Three months later she found out she had been refused asylum.

_________________________

 

Home Office statistics point to worsening prospects for asylum seekers making a bid for UK protection on the basis of sexual orientation.

Between 2015 and 2018, the refusal rate for sexuality-based asylum claims increased from 61% to 71%.

But at the same time, the number of successful appeals went up. Judges overturned 38% of refusal decisions in 2018 compared to 32% in 2015.

“It suggests that more and more initial decisions are flawed or recognised as flawed,” says a research fellow with the University of Sussex, Moira Dustin. The university is carrying out a research project into sexual orientation and gender identity-based claims of asylum across Europe (SOGICA) and she is focusing on UK experiences.

“There are specific reasons why LGB asylum claims are often initially refused and claimants have to go to appeal, including the difficulty that people fleeing homophobia will have in opening up to officials immediately upon arrival, and the problems that they inevitably experience mustering the kind of concrete evidence the Home Office requires,” she says.

If someone is refused asylum they have 14 days to appeal against the decision. Angel’s appeal was heard at a court tribunal in 2016. She remembers feeling embarrassed and invisible as the men in the room spoke across her, weighing up whether or not she deserved asylum.

The judge decided that yes, she was a lesbian and yes, she had been raped. But he was not convinced that the rape was carried out because she was a lesbian – “corrective rape”.

Therefore, it would not be “unduly harsh” for her to relocate to another part of Zimbabwe, said the judge.

Since coming to the UK, Angel had been having counselling for PTSD and was making good progress but the judge’s decision renewed her sense of despair. It also meant she lost her housing and the asylum support of £37.75 per week.

On her first night with nowhere to sleep it felt safest to board a night-bus and ride it back and forth until daylight. In her mind she replayed her Home Office interview over and over and thought about what she could have said to make them believe her.

“I felt guilty and angry with myself, I wish I had explained more about my rape. I felt like I had let my daughter down.”

Guilt and grief about leaving her daughter behind plagues Angel day and night – she feels it in her stomach. Not to have said goodbye. To have missed her first day at school. To see WhatsApp photos of her looking skinny and dishevelled.

“I can imagine how my daughter feels about me now, and I can’t blame her,” she says.

Angel worries their mother-daughter bond will fray beyond repair.

After losing her housing Angel spent the next 18 months relying on people from her church for a place to sleep at night. Often she would look after their children or do domestic work in exchange.

“Some people would give me £10, some would give me nothing. They knew I was vulnerable and had nowhere to sleep.”

It was a precarious way of life and sometimes she would end up sleeping rough.

There were moments when Angel wondered whether she was right to escape from Zimbabwe.
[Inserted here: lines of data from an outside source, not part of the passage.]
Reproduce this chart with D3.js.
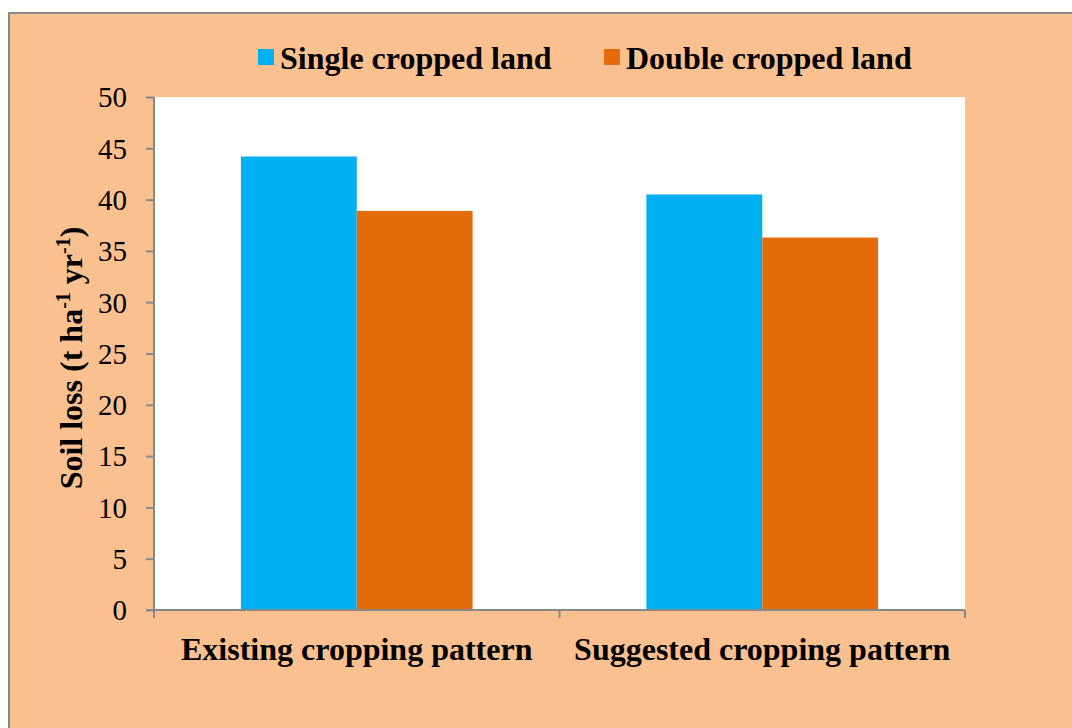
<!DOCTYPE html>
<html><head><meta charset="utf-8">
<script src="https://cdn.jsdelivr.net/npm/d3@7"></script>
<style>body{margin:0;background:#fff;}svg{display:block;} text{font-family:"Liberation Serif","Times New Roman",serif;}</style>
</head><body>
<script>
const categories = ["Existing cropping pattern", "Suggested cropping pattern"];
const seriesNames = ["Single cropped land", "Double cropped land"];
const singleValues = [44.2, 40.5];
const doubleValues = [38.9, 36.3];
const yTicks = [0, 5, 10, 15, 20, 25, 30, 35, 40, 45, 50];
const colors = ["#00B0F0", "#E46C0A"];

const W = 1072, H = 728;
const FONT = '"Liberation Serif","Times New Roman",serif';
const svg = d3.select("body").append("svg").attr("width", W).attr("height", H);

// outer frame
svg.append("rect").attr("x", 9).attr("y", 13).attr("width", W).attr("height", H)
  .attr("fill", "#FAC090").attr("stroke", "#888").attr("stroke-width", 2);

const plot = {l: 154, r: 965, t: 97, b: 610};
svg.append("rect").attr("x", plot.l).attr("y", plot.t)
  .attr("width", plot.r - plot.l).attr("height", plot.b - plot.t).attr("fill", "#fff");

const x0 = d3.scaleBand().domain(categories).range([plot.l, plot.r]).paddingInner(0).paddingOuter(0);
const x1 = d3.scaleBand().domain(seriesNames).range([0, x0.bandwidth()]).paddingInner(0).paddingOuter(0.75);
const y = d3.scaleLinear().domain([0, 50]).range([plot.b, plot.t]);

const data = categories.map((c, i) => ({cat: c, vals: [singleValues[i], doubleValues[i]]}));

const g = svg.append("g");
data.forEach(d => {
  d.vals.forEach((v, j) => {
    g.append("rect")
      .attr("x", x0(d.cat) + x1(seriesNames[j]))
      .attr("y", y(v))
      .attr("width", x1.bandwidth())
      .attr("height", y(0) - y(v))
      .attr("fill", colors[j]);
  });
});

// y axis
const yAxis = svg.append("g").attr("transform", `translate(${plot.l},0)`)
  .call(d3.axisLeft(y).tickValues(yTicks).tickSize(8).tickPadding(19));
yAxis.attr("font-family", null).attr("font-size", null);
yAxis.select(".domain").attr("stroke", "#888").attr("stroke-width", 2).attr("d", `M0,${plot.t}V${plot.b}`);
yAxis.selectAll(".tick line").attr("stroke", "#888").attr("stroke-width", 2);
yAxis.selectAll(".tick text").style("font-family", FONT).style("font-size", "29px").attr("fill", "#000").attr("dy", "0.34em");

// x axis
const xAxis = svg.append("g").attr("transform", `translate(0,${plot.b})`);
xAxis.append("line").attr("x1", plot.l - 8).attr("x2", plot.r).attr("y1", 0).attr("y2", 0)
  .attr("stroke", "#888").attr("stroke-width", 2);
const bounds = [plot.l, x0(categories[1]), plot.r];
bounds.forEach(bx => {
  xAxis.append("line").attr("x1", bx).attr("x2", bx).attr("y1", 0).attr("y2", 8)
    .attr("stroke", "#888").attr("stroke-width", 2);
});
categories.forEach(c => {
  xAxis.append("text").attr("x", x0(c) + x0.bandwidth() / 2).attr("y", 50)
    .attr("text-anchor", "middle").style("font-family", FONT)
    .style("font-weight", "bold").style("font-size", "32px").attr("fill", "#000").text(c);
});

// y title
const yt = svg.append("text").attr("transform", `translate(82,358) rotate(-90)`)
  .attr("text-anchor", "middle").style("font-family", FONT)
  .style("font-weight", "bold").style("font-size", "32px").attr("fill", "#000");
yt.append("tspan").text("Soil loss (t ha");
yt.append("tspan").style("font-size", "20px").attr("dy", -12).text("-1");
yt.append("tspan").attr("dy", 12).text(" yr");
yt.append("tspan").style("font-size", "20px").attr("dy", -12).text("-1");
yt.append("tspan").attr("dy", 12).text(")");

// legend
const legendX = [258, 604];
seriesNames.forEach((s, i) => {
  svg.append("rect").attr("x", legendX[i]).attr("y", 49).attr("width", 16).attr("height", 16).attr("fill", colors[i]);
  svg.append("text").attr("x", legendX[i] + 22).attr("y", 69)
    .style("font-family", FONT).style("font-weight", "bold")
    .style("font-size", "32px").attr("fill", "#000").text(s);
});
</script>
</body></html>
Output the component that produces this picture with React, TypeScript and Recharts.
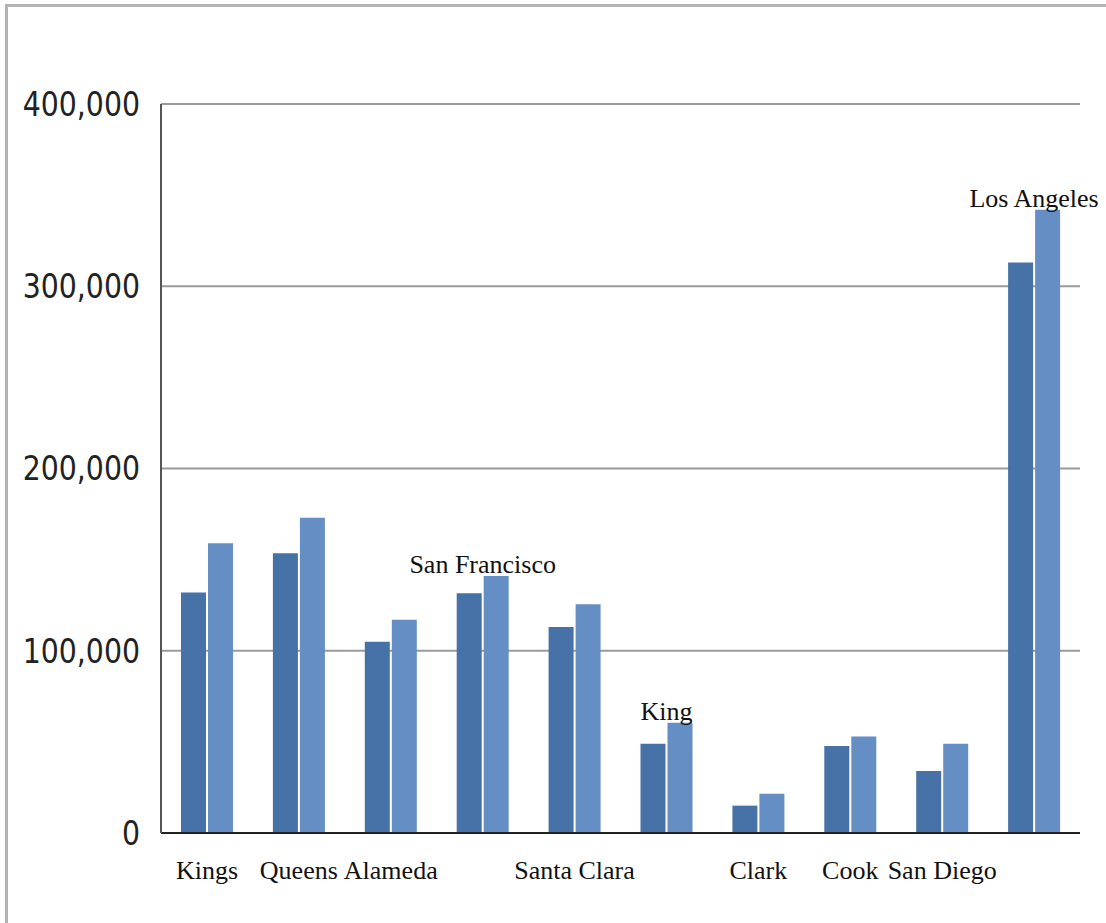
import { BarChart, Bar, XAxis, YAxis, CartesianGrid, LabelList } from 'recharts'

const categories = [
  'Kings',
  'Queens',
  'Alameda',
  'San Francisco',
  'Santa Clara',
  'King',
  'Clark',
  'Cook',
  'San Diego',
  'Los Angeles',
]
// names written above their bars instead of under the axis
const callouts = ['San Francisco', 'King', 'Los Angeles']
const seriesA = [132000, 153500, 105000, 131500, 113000, 49000, 15000, 47800, 34000, 313000]
const seriesB = [159000, 173000, 117000, 141000, 125500, 60500, 21500, 53000, 49000, 342000]
const yTicks = [0, 100000, 200000, 300000, 400000]

const data = categories.map((name, i) => ({ name, a: seriesA[i], b: seriesB[i] }))

const serif = "'Liberation Serif', 'Times New Roman', serif"
const sans = "'DejaVu Sans', sans-serif"

const fmt = (v: number) => v.toLocaleString('en-US')

function XTick({ x, y, payload }: any) {
  const label = callouts.includes(payload.value) ? '' : payload.value
  return (
    <text x={x} y={y} dy="0.71em" textAnchor="middle" fontFamily={serif} fontSize={26} fill="#111">
      {label}
    </text>
  )
}

// condensed numerals: squeeze the text horizontally around its right edge
function YTick({ x, y, payload }: any) {
  return (
    <text
      transform={`translate(${x},${y}) scale(0.86,1)`}
      dy="0.36em"
      textAnchor="end"
      fontFamily={sans}
      fontSize={33}
      fill="#222"
    >
      {fmt(payload.value)}
    </text>
  )
}

function Callout({ x, y, index }: any) {
  const name = categories[index]
  if (!callouts.includes(name)) return null
  return (
    <text x={x - 1} y={y - 3} textAnchor="middle" fontFamily={serif} fontSize={26} fill="#111">
      {name}
    </text>
  )
}

export default function App() {
  return (
    <div style={{ position: 'absolute', left: 0, top: 0, width: 1106, height: 923, background: '#fff' }}>
      <div
        style={{
          position: 'absolute',
          left: 5,
          top: 4,
          right: 0,
          bottom: 0,
          borderTop: '3px solid #b4b4b4',
          borderLeft: '3px solid #b4b4b4',
        }}
      />
      <BarChart
        width={1106}
        height={923}
        data={data}
        margin={{ top: 104, right: 26, left: 0, bottom: 0 }}
        barSize={25}
        barGap={2}
        style={{ position: 'absolute', left: 0, top: 0 }}
      >
        <CartesianGrid vertical={false} stroke="#9a9a9a" strokeWidth={2} />
        <XAxis
          dataKey="name"
          height={90}
          tickLine={false}
          tickMargin={22}
          interval={0}
          axisLine={{ stroke: '#222', strokeWidth: 2 }}
          tick={<XTick />}
        />
        <YAxis
          width={161}
          domain={[0, 400000]}
          ticks={yTicks}
          tickLine={false}
          tickMargin={15}
          axisLine={{ stroke: '#555', strokeWidth: 2 }}
          tick={<YTick />}
        />
        <Bar dataKey="a" fill="#4672a8" isAnimationActive={false} />
        <Bar dataKey="b" fill="#658fc4" isAnimationActive={false}>
          <LabelList dataKey="b" content={<Callout />} />
        </Bar>
      </BarChart>
    </div>
  )
}
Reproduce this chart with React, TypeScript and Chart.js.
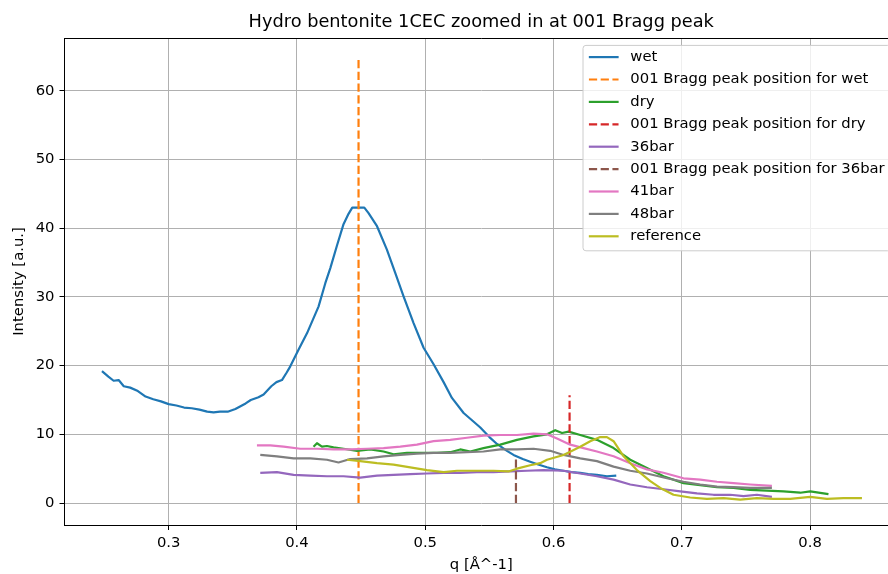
import React, { useEffect, useRef } from 'react';
import { Chart, registerables } from 'chart.js';

Chart.register(...registerables);

// ---- text ----
const chartTitle = 'Hydro bentonite 1CEC zoomed in at 001 Bragg peak';
const xAxisTitle = 'q [Å^-1]';
const yAxisTitle = 'Intensity [a.u.]';

// ---- ticks ----
const xTickValues = [0.3, 0.4, 0.5, 0.6, 0.7, 0.8];
const xTickLabels = ['0.3', '0.4', '0.5', '0.6', '0.7', '0.8'];
const yTickValues = [0, 10, 20, 30, 40, 50, 60];
const yTickLabels = ['0', '10', '20', '30', '40', '50', '60'];
const xRange = [0.2188, 0.8685];
const yRange = [-3.2, 67.7];

// ---- series: [q, intensity] ----
const wet: [number, number][] = [
  [0.2480, 19.2], [0.2530, 18.4], [0.2571, 17.8], [0.2610, 17.9], [0.2650, 17.0], [0.2700, 16.8],
  [0.2760, 16.3], [0.2820, 15.5], [0.2880, 15.1], [0.2940, 14.8], [0.3000, 14.4], [0.3060, 14.2],
  [0.3120, 13.9], [0.3180, 13.8], [0.3240, 13.6], [0.3300, 13.3], [0.3350, 13.2], [0.3400, 13.3],
  [0.3460, 13.3], [0.3520, 13.7], [0.3560, 14.1], [0.3600, 14.5], [0.3640, 15.0], [0.3700, 15.4],
  [0.3740, 15.8], [0.3800, 17.0], [0.3840, 17.6], [0.3883, 17.9], [0.3920, 19.0], [0.3948, 19.9],
  [0.4012, 22.3], [0.4078, 24.7], [0.4168, 28.6], [0.4221, 32.0], [0.4260, 34.2], [0.4312, 37.5],
  [0.4363, 40.6], [0.4402, 42.1], [0.4431, 43.0], [0.4525, 43.0], [0.4558, 42.2], [0.4624, 40.3],
  [0.4701, 36.9], [0.4766, 33.5], [0.4831, 30.1], [0.4909, 26.2], [0.4987, 22.6], [0.5065, 20.2],
  [0.5143, 17.6], [0.5208, 15.3], [0.5299, 13.1], [0.5380, 11.8], [0.5429, 11.0], [0.5500, 9.6],
  [0.5559, 8.6], [0.5637, 7.6], [0.5688, 7.0], [0.5760, 6.4], [0.5818, 6.0], [0.5880, 5.6],
  [0.5949, 5.2], [0.6010, 4.9], [0.6078, 4.7], [0.6140, 4.5], [0.6208, 4.4], [0.6270, 4.2],
  [0.6338, 4.1], [0.6416, 3.9], [0.6489, 4.0],
];

const dry: [number, number][] = [
  [0.4129, 8.2], [0.4156, 8.7], [0.4195, 8.2], [0.4234, 8.3], [0.4285, 8.1], [0.4363, 7.9],
  [0.4468, 7.6], [0.4571, 7.8], [0.4675, 7.5], [0.4753, 7.1], [0.4857, 7.3], [0.4987, 7.3],
  [0.5091, 7.3], [0.5195, 7.4], [0.5273, 7.8], [0.5351, 7.5], [0.5454, 8.0], [0.5585, 8.5],
  [0.5715, 9.2], [0.5844, 9.7], [0.5949, 10.0], [0.6013, 10.6], [0.6066, 10.2], [0.6117, 10.4],
  [0.6208, 9.9], [0.6338, 9.2], [0.6468, 8.0], [0.6598, 6.3], [0.6728, 5.1], [0.6857, 3.9],
  [0.7013, 2.9], [0.7143, 2.6], [0.7274, 2.3], [0.7403, 2.2], [0.7533, 1.9], [0.7663, 1.8],
  [0.7793, 1.7], [0.7923, 1.5], [0.8001, 1.7], [0.8143, 1.3],
];

const bar36: [number, number][] = [
  [0.3714, 4.4], [0.3844, 4.5], [0.3974, 4.1], [0.4104, 4.0], [0.4234, 3.9], [0.4363, 3.9],
  [0.4493, 3.7], [0.4624, 4.0], [0.4753, 4.1], [0.4883, 4.2], [0.5013, 4.3], [0.5143, 4.4],
  [0.5273, 4.4], [0.5403, 4.5], [0.5532, 4.5], [0.5662, 4.6], [0.5793, 4.7], [0.5922, 4.8],
  [0.6078, 4.7], [0.6208, 4.3], [0.6338, 3.9], [0.6468, 3.4], [0.6598, 2.7], [0.6728, 2.3],
  [0.6857, 2.0], [0.6988, 1.7], [0.7118, 1.4], [0.7247, 1.2], [0.7377, 1.2], [0.7481, 1.0],
  [0.7585, 1.2], [0.7702, 0.9],
];

const bar41: [number, number][] = [
  [0.3688, 8.4], [0.3792, 8.4], [0.3896, 8.2], [0.4026, 7.9], [0.4156, 7.9], [0.4285, 7.8],
  [0.4415, 7.8], [0.4546, 7.9], [0.4675, 8.0], [0.4805, 8.2], [0.4935, 8.5], [0.5065, 9.0],
  [0.5195, 9.2], [0.5325, 9.5], [0.5454, 9.8], [0.5585, 9.9], [0.5715, 9.9], [0.5844, 10.1],
  [0.5949, 10.0], [0.6027, 9.4], [0.6130, 8.5], [0.6234, 8.0], [0.6338, 7.5], [0.6468, 6.8],
  [0.6598, 5.8], [0.6728, 4.9], [0.6857, 4.4], [0.7013, 3.6], [0.7143, 3.4], [0.7274, 3.1],
  [0.7403, 2.9], [0.7533, 2.7], [0.7702, 2.5],
];

const bar48: [number, number][] = [
  [0.3714, 7.0], [0.3844, 6.8], [0.3974, 6.5], [0.4104, 6.5], [0.4234, 6.3], [0.4324, 5.9],
  [0.4415, 6.4], [0.4546, 6.5], [0.4675, 6.8], [0.4805, 7.0], [0.4935, 7.2], [0.5065, 7.3],
  [0.5195, 7.3], [0.5325, 7.4], [0.5454, 7.5], [0.5585, 7.8], [0.5715, 7.8], [0.5844, 7.9],
  [0.5974, 7.6], [0.6078, 7.0], [0.6208, 6.5], [0.6338, 6.1], [0.6468, 5.3], [0.6598, 4.7],
  [0.6728, 4.3], [0.6884, 3.6], [0.7013, 3.1], [0.7143, 2.7], [0.7274, 2.4], [0.7403, 2.3],
  [0.7533, 2.2], [0.7702, 2.2],
];

const reference: [number, number][] = [
  [0.4390, 6.3], [0.4493, 6.1], [0.4624, 5.8], [0.4753, 5.6], [0.4883, 5.2], [0.5013, 4.8],
  [0.5143, 4.5], [0.5247, 4.7], [0.5403, 4.7], [0.5532, 4.7], [0.5649, 4.6], [0.5715, 5.0],
  [0.5818, 5.5], [0.5896, 5.8], [0.5949, 6.3], [0.6078, 7.0], [0.6208, 8.2], [0.6286, 9.0],
  [0.6364, 9.6], [0.6416, 9.6], [0.6468, 9.0], [0.6546, 6.8], [0.6650, 4.8], [0.6754, 3.2],
  [0.6832, 2.2], [0.6935, 1.2], [0.7065, 0.8], [0.7196, 0.6], [0.7325, 0.7], [0.7455, 0.5],
  [0.7585, 0.7], [0.7715, 0.6], [0.7845, 0.6], [0.8001, 0.9], [0.8131, 0.6], [0.8260, 0.7],
  [0.8404, 0.7],
];

// vertical peak markers: [q, bottom], [q, top]
const peakWet: [number, number][] = [[0.448, 0], [0.448, 64.5]];
const peakDry: [number, number][] = [[0.6125, 0], [0.6125, 15.7]];
const peak36: [number, number][] = [[0.5707, 0], [0.5707, 6.5]];

const seriesLabels = [
  'wet', '001 Bragg peak position for wet', 'dry', '001 Bragg peak position for dry',
  '36bar', '001 Bragg peak position for 36bar', '41bar', '48bar', 'reference',
];
const seriesData = [wet, peakWet, dry, peakDry, bar36, peak36, bar41, bar48, reference];
const seriesColors = [
  '#1f77b4', '#ff7f0e', '#2ca02c', '#d62728', '#9467bd', '#8c564b', '#e377c2', '#7f7f7f', '#bcbd22',
];
const seriesDashed = [false, true, false, true, false, true, false, false, false];

const FONT = '"DejaVu Sans", sans-serif';
const FS = 14.8;
const LW = 2.2;
const DASH = [8.2, 3.55];

export default function App() {
  const canvasRef = useRef<HTMLCanvasElement>(null);

  useEffect(() => {
    const canvas = canvasRef.current;
    if (!canvas) return;

    const datasets = seriesData.map((pts, i) => ({
      label: seriesLabels[i],
      data: pts.map(([x, y]) => ({ x, y })),
      borderColor: seriesColors[i],
      backgroundColor: seriesColors[i],
      borderWidth: LW,
      borderDash: seriesDashed[i] ? DASH : [],
      borderCapStyle: 'butt' as const,
      borderJoinStyle: 'round' as const,
      pointRadius: 0,
      pointHoverRadius: 0,
      fill: false,
      tension: 0,
      order: seriesData.length - i,
    }));

    const decor = {
      id: 'mplDecor',
      afterDraw(chart: any) {
        const { ctx, chartArea } = chart;
        const a = chartArea;
        ctx.save();
        // top spine
        ctx.strokeStyle = '#000';
        ctx.lineWidth = 1;
        ctx.beginPath();
        ctx.moveTo(a.left, Math.round(a.top) + 0.5);
        ctx.lineTo(a.right, Math.round(a.top) + 0.5);
        ctx.stroke();
        // right spine
        ctx.beginPath();
        ctx.moveTo(a.right - 0.5, a.top);
        ctx.lineTo(a.right - 0.5, a.bottom);
        ctx.stroke();

        // title
        ctx.fillStyle = '#000';
        ctx.font = `${FS * 1.2}px ${FONT}`;
        ctx.textAlign = 'center';
        ctx.textBaseline = 'alphabetic';
        ctx.fillText(chartTitle, (a.left + a.right) / 2, 26.5);

        // legend
        ctx.font = `${FS}px ${FONT}`;
        let maxW = 0;
        seriesLabels.forEach((l) => {
          maxW = Math.max(maxW, ctx.measureText(l).width);
        });
        const pad = 0.4 * FS;
        const handleLen = 2 * FS;
        const textPad = 0.8 * FS;
        const boxW = pad * 2 + handleLen + textPad + maxW;
        const boxRight = a.right - 0.5 * FS;
        const boxLeft = boxRight - boxW;
        const boxTop = a.top + 0.5 * FS;
        const rowH = 22.4;
        const boxH = 205.4;
        const r = 0.2 * FS;
        ctx.beginPath();
        ctx.moveTo(boxLeft + r, boxTop);
        ctx.lineTo(boxLeft + boxW - r, boxTop);
        ctx.arcTo(boxLeft + boxW, boxTop, boxLeft + boxW, boxTop + r, r);
        ctx.lineTo(boxLeft + boxW, boxTop + boxH - r);
        ctx.arcTo(boxLeft + boxW, boxTop + boxH, boxLeft + boxW - r, boxTop + boxH, r);
        ctx.lineTo(boxLeft + r, boxTop + boxH);
        ctx.arcTo(boxLeft, boxTop + boxH, boxLeft, boxTop + boxH - r, r);
        ctx.lineTo(boxLeft, boxTop + r);
        ctx.arcTo(boxLeft, boxTop, boxLeft + r, boxTop, r);
        ctx.closePath();
        ctx.fillStyle = 'rgba(255,255,255,0.8)';
        ctx.fill();
        ctx.strokeStyle = '#cccccc';
        ctx.lineWidth = 1;
        ctx.stroke();

        ctx.textAlign = 'left';
        ctx.textBaseline = 'middle';
        seriesLabels.forEach((label, i) => {
          const y = boxTop + 11.7 + i * rowH;
          const hx = boxLeft + pad;
          ctx.strokeStyle = seriesColors[i];
          ctx.lineWidth = LW;
          ctx.setLineDash(seriesDashed[i] ? DASH : []);
          ctx.lineCap = seriesDashed[i] ? 'butt' : 'square';
          ctx.beginPath();
          ctx.moveTo(hx + (seriesDashed[i] ? 0 : 1), y);
          ctx.lineTo(hx + handleLen - (seriesDashed[i] ? 0 : 1), y);
          ctx.stroke();
          ctx.setLineDash([]);
          ctx.fillStyle = '#000';
          ctx.fillText(label, hx + handleLen + textPad, y);
        });
        ctx.restore();
      },
    };

    const tickFont = { family: FONT, size: FS };

    const chart = new Chart(canvas, {
      type: 'line',
      data: { datasets } as any,
      options: {
        animation: false,
        responsive: false,
        devicePixelRatio: 1,
        events: [],
        layout: { padding: { top: 38, right: 0, bottom: 0, left: 0 } },
        plugins: {
          legend: { display: false },
          title: { display: false },
          tooltip: { enabled: false },
        },
        scales: {
          x: {
            type: 'linear',
            min: xRange[0],
            max: xRange[1],
            afterBuildTicks: (s: any) => {
              s.ticks = xTickValues.map((v) => ({ value: v }));
            },
            afterFit: (s: any) => {
              s.height = 49;
            },
            ticks: {
              callback: (_v: any, i: number) => xTickLabels[i],
              font: tickFont,
              color: '#000',
              padding: 4,
              maxRotation: 0,
              autoSkip: false,
            },
            grid: { color: '#b0b0b0', lineWidth: 1, tickLength: 5, tickColor: '#000', tickWidth: 1 },
            border: { display: true, color: '#000', width: 1 },
            title: {
              display: true,
              text: xAxisTitle,
              font: tickFont,
              color: '#000',
              padding: { top: 0, bottom: 0 },
            },
          },
          y: {
            type: 'linear',
            min: yRange[0],
            max: yRange[1],
            afterBuildTicks: (s: any) => {
              s.ticks = yTickValues.map((v) => ({ value: v }));
            },
            afterFit: (s: any) => {
              s.width = 64.5;
            },
            ticks: {
              callback: (_v: any, i: number) => yTickLabels[i],
              font: tickFont,
              color: '#000',
              padding: 5,
              autoSkip: false,
            },
            grid: { color: '#b0b0b0', lineWidth: 1, tickLength: 5, tickColor: '#000', tickWidth: 1 },
            border: { display: true, color: '#000', width: 1 },
            title: {
              display: true,
              text: yAxisTitle,
              font: tickFont,
              color: '#000',
              padding: { top: 10, bottom: 0 },
            },
          },
        },
      } as any,
      plugins: [decor],
    });

    return () => {
      chart.destroy();
    };
  }, []);

  return (
    <div
      style={{
        position: 'absolute',
        left: 0,
        top: 0,
        width: 888,
        height: 574,
        overflow: 'hidden',
        background: '#fff',
      }}
    >
      <canvas ref={canvasRef} width={898} height={574} style={{ display: 'block' }} />
    </div>
  );
}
At her lowest she contemplated suicide.

But witnessing her first Manchester Pride festival in 2018 helped restore her morale.

“When I saw Pride, I saw why I’m fighting and what we are missing in Africa.

“There were moments where I just stood and watched in wonder. To see people who weren’t even gay come to support. There was just too much love.”

Seeing Manchester bathed in rainbows and celebrating people like her made Angel fall in love with the city.

With charity support, Angel revived her asylum claim, slowly gathering as much evidence as she could that Zimbabwe wasn’t a safe place for her to return to.

After much painstaking work and an agonising wait, she was eventually granted asylum in autumn 2019.

After such a long road, receiving the news from her solicitor on the phone felt surreal and it was only when her official residence permit arrived a month later that reality began to sink in.

“Looking at it, I cried just thinking of what I have gone through,” she says.

She is now working hard to improve her English while helping other lesbian asylum seekers. Her greatest ambition is to bring her daughter over to the UK so they can be together again.

“I will have to learn to be a mother again, to get to know her, bond with her and be a parent.”